## BEGIN DATA PROVIDED

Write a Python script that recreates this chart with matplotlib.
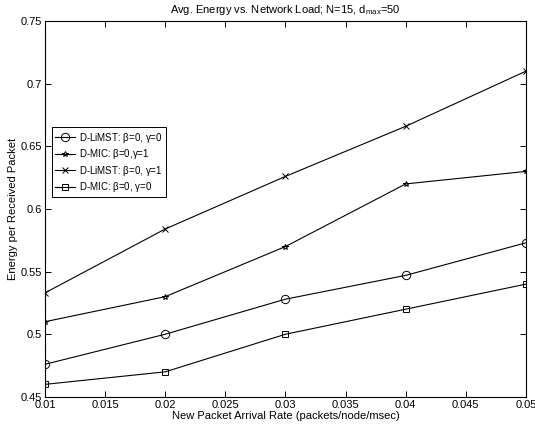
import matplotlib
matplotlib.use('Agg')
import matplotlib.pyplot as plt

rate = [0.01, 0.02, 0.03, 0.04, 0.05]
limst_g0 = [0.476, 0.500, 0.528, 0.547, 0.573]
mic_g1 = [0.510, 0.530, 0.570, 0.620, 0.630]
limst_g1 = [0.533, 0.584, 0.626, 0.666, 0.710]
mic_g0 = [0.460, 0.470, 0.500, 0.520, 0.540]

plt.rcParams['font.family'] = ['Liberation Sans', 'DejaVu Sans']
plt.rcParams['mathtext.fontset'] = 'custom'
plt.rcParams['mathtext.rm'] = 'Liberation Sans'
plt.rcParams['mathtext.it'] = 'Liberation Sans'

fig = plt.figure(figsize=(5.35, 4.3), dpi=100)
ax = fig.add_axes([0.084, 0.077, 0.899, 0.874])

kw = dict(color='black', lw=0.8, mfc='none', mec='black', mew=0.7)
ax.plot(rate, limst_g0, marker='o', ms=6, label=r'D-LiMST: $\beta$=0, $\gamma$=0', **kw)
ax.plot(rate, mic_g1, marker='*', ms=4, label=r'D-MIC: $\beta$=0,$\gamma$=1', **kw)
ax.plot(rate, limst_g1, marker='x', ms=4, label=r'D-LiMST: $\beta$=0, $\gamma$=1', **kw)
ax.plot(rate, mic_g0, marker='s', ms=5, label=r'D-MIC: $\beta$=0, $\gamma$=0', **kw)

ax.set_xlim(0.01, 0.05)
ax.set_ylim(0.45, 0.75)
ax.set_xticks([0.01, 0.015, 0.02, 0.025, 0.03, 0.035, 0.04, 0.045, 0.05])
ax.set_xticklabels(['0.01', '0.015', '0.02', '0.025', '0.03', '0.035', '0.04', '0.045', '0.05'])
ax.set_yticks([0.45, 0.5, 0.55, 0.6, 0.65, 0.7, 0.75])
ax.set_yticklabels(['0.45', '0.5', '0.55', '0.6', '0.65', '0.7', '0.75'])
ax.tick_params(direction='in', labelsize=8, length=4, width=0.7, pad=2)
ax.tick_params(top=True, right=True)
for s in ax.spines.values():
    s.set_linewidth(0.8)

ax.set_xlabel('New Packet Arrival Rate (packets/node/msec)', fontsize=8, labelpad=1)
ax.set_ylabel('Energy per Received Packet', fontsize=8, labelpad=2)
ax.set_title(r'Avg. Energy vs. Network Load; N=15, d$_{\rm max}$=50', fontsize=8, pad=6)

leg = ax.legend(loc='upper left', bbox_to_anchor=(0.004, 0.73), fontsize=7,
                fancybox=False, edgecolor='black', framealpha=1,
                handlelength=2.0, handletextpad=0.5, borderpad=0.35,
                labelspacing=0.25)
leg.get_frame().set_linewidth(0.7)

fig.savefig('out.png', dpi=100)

## END DATA PROVIDED

> **AIM**
Restate only the lines running from the start of the material above through the line containing "mic_g0 = [0.460, 0.470, 0.500, 0.520, 0.540]", ends included. No pictures.

> **SOLUTION TO THE EXERCISE**
Write a Python script that recreates this chart with matplotlib.
import matplotlib
matplotlib.use('Agg')
import matplotlib.pyplot as plt

rate = [0.01, 0.02, 0.03, 0.04, 0.05]
limst_g0 = [0.476, 0.500, 0.528, 0.547, 0.573]
mic_g1 = [0.510, 0.530, 0.570, 0.620, 0.630]
limst_g1 = [0.533, 0.584, 0.626, 0.666, 0.710]
mic_g0 = [0.460, 0.470, 0.500, 0.520, 0.540]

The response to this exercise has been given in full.